▶ **Prompt**: Extract, in full, the lines below, beginning at the first and ending with the line that contains "plt.rcParams['font.family'] = ['Noto". Pictures do not belong in the copy.

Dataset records

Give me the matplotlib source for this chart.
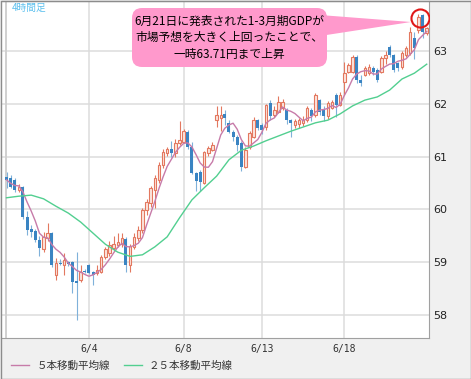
import matplotlib
matplotlib.use('Agg')
import matplotlib.pyplot as plt
from matplotlib.patches import FancyBboxPatch, Polygon
from matplotlib.transforms import IdentityTransform
import numpy as np
import pandas as pd

plt.rcParams['font.family'] = ['Noto Sans CJK JP', 'DejaVu Sans']

# 4時間足 (OHLC)
opens = [60.62, 60.59, 60.56, 60.37, 60.42, 59.86, 59.62, 59.60, 59.42, 59.25,
         59.46, 59.55, 58.75, 58.99, 58.95, 59.00, 59.01, 58.64, 58.66, 58.83,
         58.95, 58.82, 58.79, 58.82, 59.10, 59.17, 59.26, 59.33, 59.35, 59.44,
         58.95, 59.29, 59.46, 59.61, 59.98, 60.12, 60.37, 60.56, 60.84, 61.07,
         61.14, 61.07, 61.26, 61.28, 61.46, 61.18, 60.69, 60.70, 60.50, 61.07,
         61.13, 61.69, 61.73, 61.80, 61.64, 61.47, 61.38, 61.26, 60.81, 61.19,
         61.38, 61.69, 61.60, 61.56, 62.02, 61.79, 61.85, 61.92, 61.88, 61.69,
         61.60, 61.62, 61.64, 61.69, 61.88, 61.79, 62.07, 61.91, 61.76, 61.92,
         62.17, 61.98, 62.41, 62.61, 62.61, 62.89, 62.45, 62.55, 62.58, 62.68,
         62.64, 62.61, 62.87, 63.08, 62.92, 62.77, 62.70, 62.92, 62.96, 63.25,
         63.40, 63.68, 63.34]
highs = [60.71, 60.66, 60.60, 60.49, 60.45, 59.96, 59.70, 59.63, 59.50, 59.58,
         59.74, 59.58, 59.08, 59.06, 59.17, 59.02, 59.02, 59.20, 58.95, 58.88,
         58.96, 58.83, 58.95, 59.14, 59.28, 59.40, 59.50, 59.55, 59.55, 59.47,
         59.35, 59.55, 59.68, 60.03, 60.20, 60.45, 60.65, 60.90, 61.14, 61.18,
         61.30, 61.33, 61.68, 61.52, 61.50, 61.27, 60.71, 60.75, 61.10, 61.20,
         61.28, 61.95, 61.95, 61.88, 61.69, 61.50, 61.41, 61.30, 61.18, 61.48,
         61.75, 61.72, 61.64, 62.00, 62.07, 61.95, 62.15, 62.10, 61.92, 61.72,
         61.72, 61.73, 61.76, 61.95, 61.92, 62.20, 62.10, 61.95, 62.05, 62.08,
         62.20, 62.22, 62.79, 62.78, 62.92, 62.92, 62.55, 62.72, 62.75, 62.72,
         62.68, 62.90, 63.00, 63.12, 62.95, 62.80, 63.00, 63.10, 63.45, 63.36,
         63.71, 63.70, 63.46]
lows = [60.41, 60.40, 60.32, 60.33, 59.82, 59.52, 59.48, 59.38, 59.11, 59.20,
        59.40, 58.91, 58.66, 58.94, 58.76, 58.93, 58.42, 57.91, 58.63, 58.79,
        58.78, 58.57, 58.76, 58.79, 59.06, 59.12, 59.22, 59.28, 59.28, 58.82,
        58.82, 59.25, 59.40, 59.55, 59.90, 60.05, 60.03, 60.50, 60.78, 61.02,
        61.00, 61.00, 61.22, 61.25, 61.15, 60.67, 60.34, 60.34, 60.48, 61.02,
        61.10, 61.56, 61.48, 61.60, 61.45, 61.30, 61.10, 60.72, 60.78, 61.15,
        61.35, 61.50, 61.42, 61.50, 61.70, 61.75, 61.82, 61.88, 61.62, 61.37,
        61.55, 61.55, 61.58, 61.65, 61.68, 61.75, 61.78, 61.67, 61.72, 61.90,
        61.75, 61.95, 62.17, 62.58, 62.58, 62.40, 62.33, 62.52, 62.55, 62.55,
        62.42, 62.58, 62.75, 62.88, 62.60, 62.62, 62.66, 62.88, 62.92, 62.85,
        63.35, 63.25, 63.30]
closes = [60.56, 60.43, 60.37, 60.42, 59.86, 59.61, 59.58, 59.42, 59.27, 59.48,
          59.55, 58.95, 58.98, 58.97, 59.04, 58.97, 58.63, 58.61, 58.82, 58.81,
          58.80, 58.76, 58.85, 59.10, 59.25, 59.33, 59.35, 59.39, 59.46, 58.95,
          59.30, 59.48, 59.61, 59.99, 60.14, 60.41, 60.59, 60.84, 61.09, 61.14,
          61.07, 61.26, 61.31, 61.48, 61.18, 60.69, 60.53, 60.52, 61.09, 61.16,
          61.22, 61.79, 61.79, 61.73, 61.47, 61.38, 61.22, 60.81, 61.13, 61.45,
          61.69, 61.54, 61.50, 61.98, 61.76, 61.88, 62.04, 62.04, 61.69, 61.64,
          61.67, 61.69, 61.70, 61.92, 61.76, 62.17, 61.85, 61.76, 62.02, 62.04,
          61.98, 62.17, 62.58, 62.73, 62.89, 62.45, 62.39, 62.68, 62.70, 62.60,
          62.45, 62.87, 62.92, 62.92, 62.64, 62.68, 62.96, 63.06, 63.36, 63.06,
          63.64, 63.36, 63.43]

# 25本移動平均線, every 3 bars
ma25_vals = [60.22, 60.25, 60.27, 60.20, 60.06, 59.93, 59.76, 59.55, 59.34, 59.19,
             59.11, 59.14, 59.29, 59.48, 59.84, 60.18, 60.41, 60.63, 60.94, 61.12,
             61.20, 61.30, 61.39, 61.48, 61.56, 61.64, 61.69, 61.81, 61.96, 62.07,
             62.13, 62.26, 62.47, 62.58, 62.75]
ma25_step = 3

date_labels = ['6/4', '6/8', '6/13', '6/18']
date_bars = [20, 43, 62, 82]
price_ticks = [58, 59, 60, 61, 62, 63]

W, H = 471, 379
fig = plt.figure(figsize=(W / 100, H / 100), dpi=100)
fig.patch.set_facecolor('#f0f0f0')

ax = fig.add_axes([1 / W, (H - 338) / H, 428 / W, 337 / H])
ax.set_facecolor('white')

o = np.array(opens)
hi = np.array(highs)
lo = np.array(lows)
c = np.array(closes)
x = np.arange(len(o))
up = c >= o

up_col = '#e3785f'
dn_col = '#3a84c2'
dn_wick = '#7fb1da'

ax.vlines(x[up], lo[up], hi[up], color=up_col, lw=0.8, zorder=2)
ax.vlines(x[~up], lo[~up], hi[~up], color=dn_wick, lw=0.8, zorder=2)
ax.bar(x[up], (c - o)[up], bottom=o[up], width=0.6, facecolor='#fce6df',
       edgecolor=up_col, linewidth=0.8, zorder=3)
ax.bar(x[~up], (o - c)[~up], bottom=c[~up], width=0.72, color=dn_col, zorder=3)

ma5 = pd.Series(closes).rolling(5, min_periods=1).mean()
l5, = ax.plot(x, ma5, color='#c77ba9', lw=1.0, zorder=4, label='５本移動平均線')
l25, = ax.plot(np.arange(len(ma25_vals)) * ma25_step, ma25_vals, color='#52cf90',
               lw=1.0, zorder=4, label='２５本移動平均線')

ax.set_xlim(-1.335, 102.55)
ax.set_ylim(57.564, 63.947)

for p in price_ticks:
    ax.axhline(p, color='#dcdcdc', lw=1.1, zorder=1)
for b in date_bars:
    ax.axvline(b, color='#dcdcdc', lw=1.1, zorder=1)
ax.axvline(-0.1, color='#d0d0d0', lw=1.4, zorder=1)

ax.yaxis.tick_right()
ax.set_yticks(price_ticks)
ax.set_yticklabels([str(p) for p in price_ticks], fontfamily='DejaVu Sans')
ax.tick_params(axis='y', length=0, pad=3, labelsize=8, labelcolor='#222222')
ax.set_xticks(date_bars)
ax.set_xticklabels(date_labels, fontfamily='DejaVu Sans Mono')
ax.tick_params(axis='x', length=0, pad=4, labelsize=7, labelcolor='#333333')

for s in ['right', 'bottom']:
    ax.spines[s].set_color('#a0a0a0')
ax.spines['top'].set_color('#8c8c8c')
ax.spines['left'].set_visible(False)

# 高値の丸印
imax = int(np.argmax(hi))
ax.plot(imax + 0.4, hi[imax] - 0.09, 'o', ms=13, mfc='none', mec='#e01818', mew=1.5, zorder=6)

# 吹き出し (figure pixels, y measured from the bottom)
pink = '#ff99cc'
px = IdentityTransform()
fig.patches.append(FancyBboxPatch((132, H - 67), 195, 59, boxstyle='round,pad=0,rounding_size=10',
                                  fc=pink, ec='none', transform=px, figure=fig, zorder=5))
fig.patches.append(Polygon([(320, H - 15), (320, H - 36), (411, H - 22)], closed=True,
                           fc=pink, ec='none', transform=px, figure=fig, zorder=5))
fig.text(229.5, H - 37.5, '6月21日に発表された1-3月期GDPが\n市場予想を大きく上回ったことで、\n一時63.71円まで上昇',
         transform=px, ha='center', va='center', fontsize=8.5, linespacing=1.35,
         color='black', zorder=6)

fig.text(12 / W, 1 - 8 / H, '4時間足', color='#5cc0ee', fontsize=7, va='center', ha='left')

fig.legend(handles=[l5, l25], loc='center left', bbox_to_anchor=(11 / W, 13 / H),
           ncol=2, frameon=False, fontsize=7.6, handlelength=1.7, handletextpad=0.7,
           columnspacing=1.3, borderpad=0, borderaxespad=0, labelcolor='#333333')

fig.add_artist(plt.Rectangle((0.5 / W, 0.5 / H), 1 - 1 / W, 1 - 1 / H, transform=fig.transFigure,
                             fill=False, ec='#8c8c8c', lw=1))

fig.savefig('out.png', dpi=100)
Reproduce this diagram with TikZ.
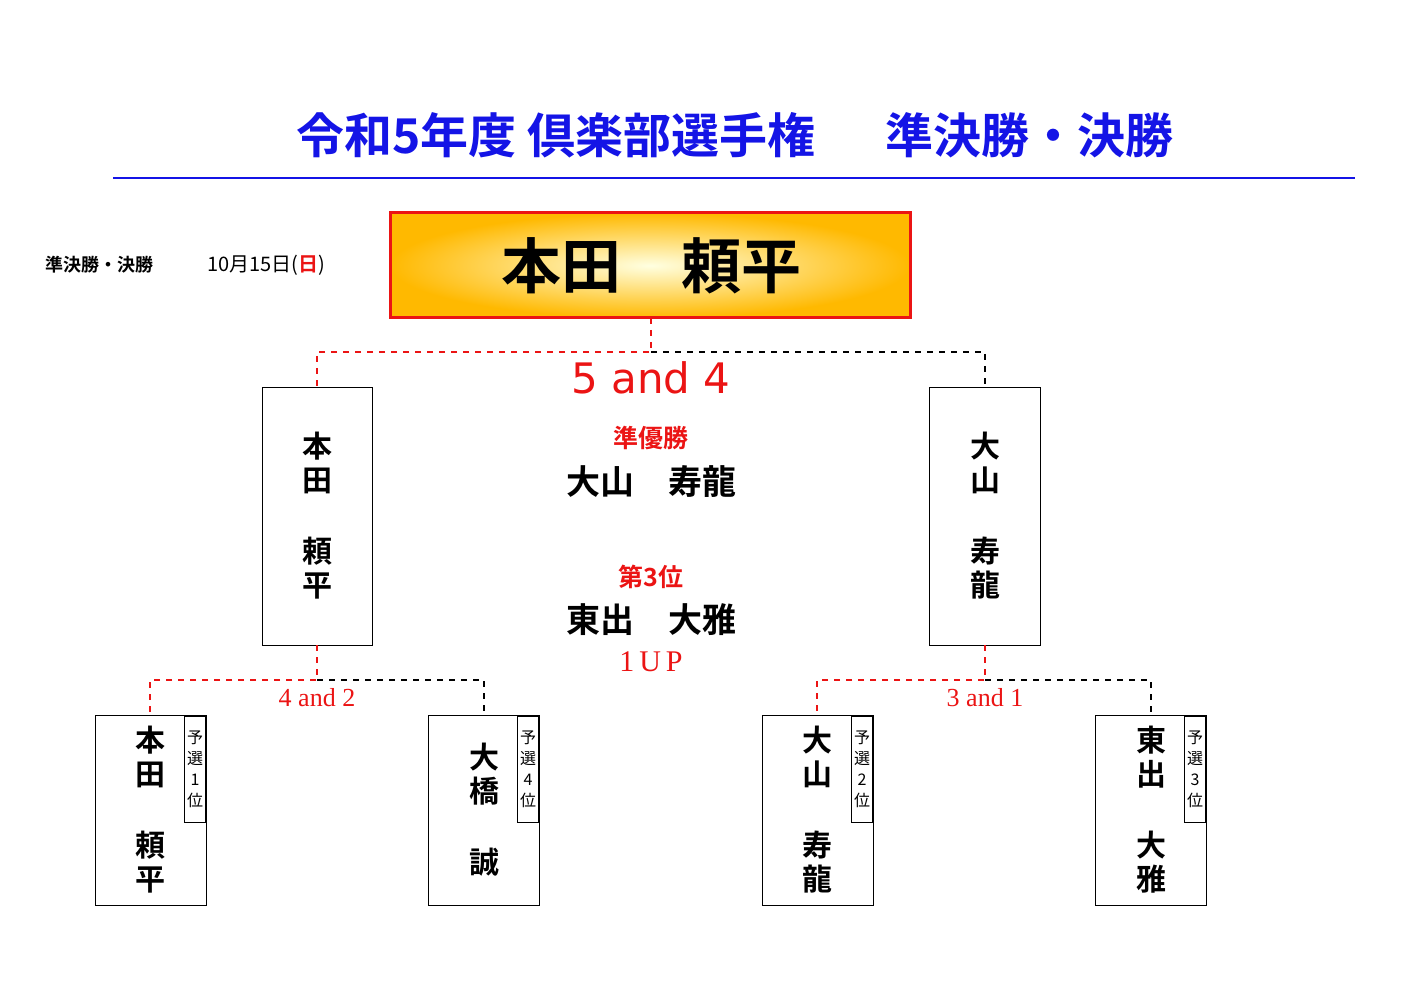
\documentclass[tikz,border=0pt]{standalone}
\usepackage{fontspec}
\setmainfont{Liberation Serif}
\newfontfamily\lsans{DejaVu Sans}
\newfontfamily\jp{Noto Sans CJK JP}
\newfontfamily\jpb{Noto Sans CJK JP Bold}
\usetikzlibrary{shadings}
\definecolor{tblue}{RGB}{20,20,230}
\definecolor{tred}{RGB}{235,20,20}
\begin{document}
\begin{tikzpicture}[x=0.5pt,y=-0.5pt,
  rdash/.style={tred,dashed,line width=0.9pt},
  kdash/.style={black,dashed,line width=0.9pt},
  vname/.style={font=\jpb\fontsize{15}{17}\selectfont,align=center,inner sep=0},
  seed/.style={draw,line width=0.4pt,minimum width=10.5pt,minimum height=53pt,inner sep=0,anchor=north east,align=center,font=\jp\fontsize{8}{10.5}\selectfont}]
\useasboundingbox (0,0) rectangle (1414,1000);
\node[tblue,font=\jpb\fontsize{24}{26}\selectfont] (title) at (735,135) {令和5年度\ 倶楽部選手権\quad\ \ 準決勝・決勝};
\draw[tblue,line width=1pt] (113,178) coordinate (l1) -- (1355,178) coordinate (l2);
\node[anchor=west,font=\jpb\fontsize{9}{10}\selectfont,inner sep=0] (date) at (45,265) {準決勝・決勝\qquad\quad{\jp\fontsize{10}{11}\selectfont 10月15日(\textcolor{tred}{\jpb 日})}};
% winner
\shade[outer color=orange!55!yellow,inner color=yellow!12] (390,213) rectangle (910,318);
\draw[tred,line width=1.5pt] (390,213) rectangle (910,318);
\node[font=\jpb\fontsize{30}{32}\selectfont] (win) at (651,266) {本田\quad 頼平};
\coordinate (wb) at (651,318);
\coordinate (wm) at (651,352);
\coordinate (sl) at (317,387); \coordinate (sr) at (985,387);
\draw[rdash] (wb) -- (wm) -- (317,352) -- (sl);
\draw[kdash] (wm) -- (985,352) -- (sr);
\node[tred,font=\lsans\fontsize{21}{23}\selectfont] (s1) at (651,378) {5 and 4};
% semis
\draw[line width=0.4pt] (262,387) rectangle (372,645);
\draw[line width=0.4pt] (929,387) rectangle (1040,645);
\node[vname] (n1) at (317,463) {本\\田};
\node[vname] (n2) at (317,568) {頼\\平};
\node[vname] (n3) at (985,463) {大\\山};
\node[vname] (n4) at (985,568) {寿\\龍};
\node[tred,font=\jpb\fontsize{12.5}{14}\selectfont] (t1) at (651,438) {準優勝};
\node[font=\jpb\fontsize{17}{19}\selectfont] (t2) at (651,482) {大山\quad 寿龍};
\node[tred,font=\jpb\fontsize{12.5}{14}\selectfont] (t3) at (651,577) {第3位};
\node[font=\jpb\fontsize{17}{19}\selectfont] (t4) at (651,620) {東出\quad 大雅};
\node[tred,font=\fontsize{15}{17}\selectfont] (t5) at (651,662) {1\,U\,P};
% lower connectors
\draw[rdash] (317,645) -- (317,680) -- (150,680) -- (150,715);
\draw[kdash] (317,680) -- (484,680) -- (484,715);
\draw[rdash] (985,645) -- (985,680) -- (817,680) -- (817,715);
\draw[kdash] (985,680) -- (1151,680) -- (1151,715);
\node[tred,font=\fontsize{13}{15}\selectfont] (s2) at (317,698) {4 and 2};
\node[tred,font=\fontsize{13}{15}\selectfont] (s3) at (985,698) {3 and 1};
% bottom boxes
\foreach \x in {95,428,762,1095}{\draw[line width=0.4pt] (\x,715) rectangle ++(111,190);}
\node[vname] (b1) at (150,757) {本\\田};
\node[vname] (b2) at (150,862) {頼\\平};
\node[vname] (b3) at (484,774) {大\\橋};
\node[vname] (b4) at (484,862) {誠};
\node[vname] (b5) at (817,757) {大\\山};
\node[vname] (b6) at (817,862) {寿\\龍};
\node[vname] (b7) at (1151,757) {東\\出};
\node[vname] (b8) at (1151,862) {大\\雅};
\node[seed] (k1) at (206,716) {予\\選\\1\\位};
\node[seed] (k2) at (539,716) {予\\選\\4\\位};
\node[seed] (k3) at (873,716) {予\\選\\2\\位};
\node[seed] (k4) at (1206,716) {予\\選\\3\\位};
\end{tikzpicture}
\end{document}
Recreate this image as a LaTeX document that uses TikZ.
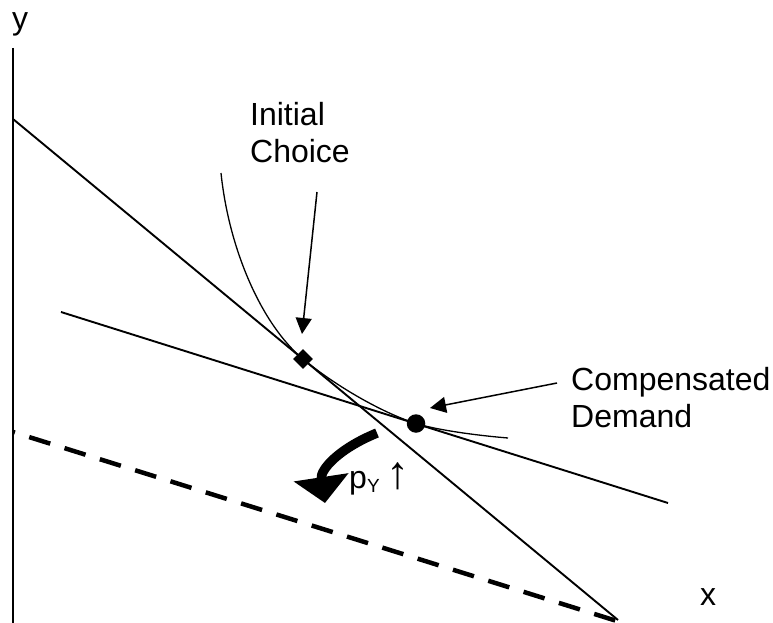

▶ **Right answer**:
Give me the matplotlib source for this chart.
import matplotlib
matplotlib.use('Agg')
import matplotlib.pyplot as plt
from matplotlib.patches import FancyBboxPatch, Polygon
from matplotlib.transforms import IdentityTransform
import numpy as np
import pandas as pd

plt.rcParams['font.family'] = ['Noto Sans CJK JP', 'DejaVu Sans']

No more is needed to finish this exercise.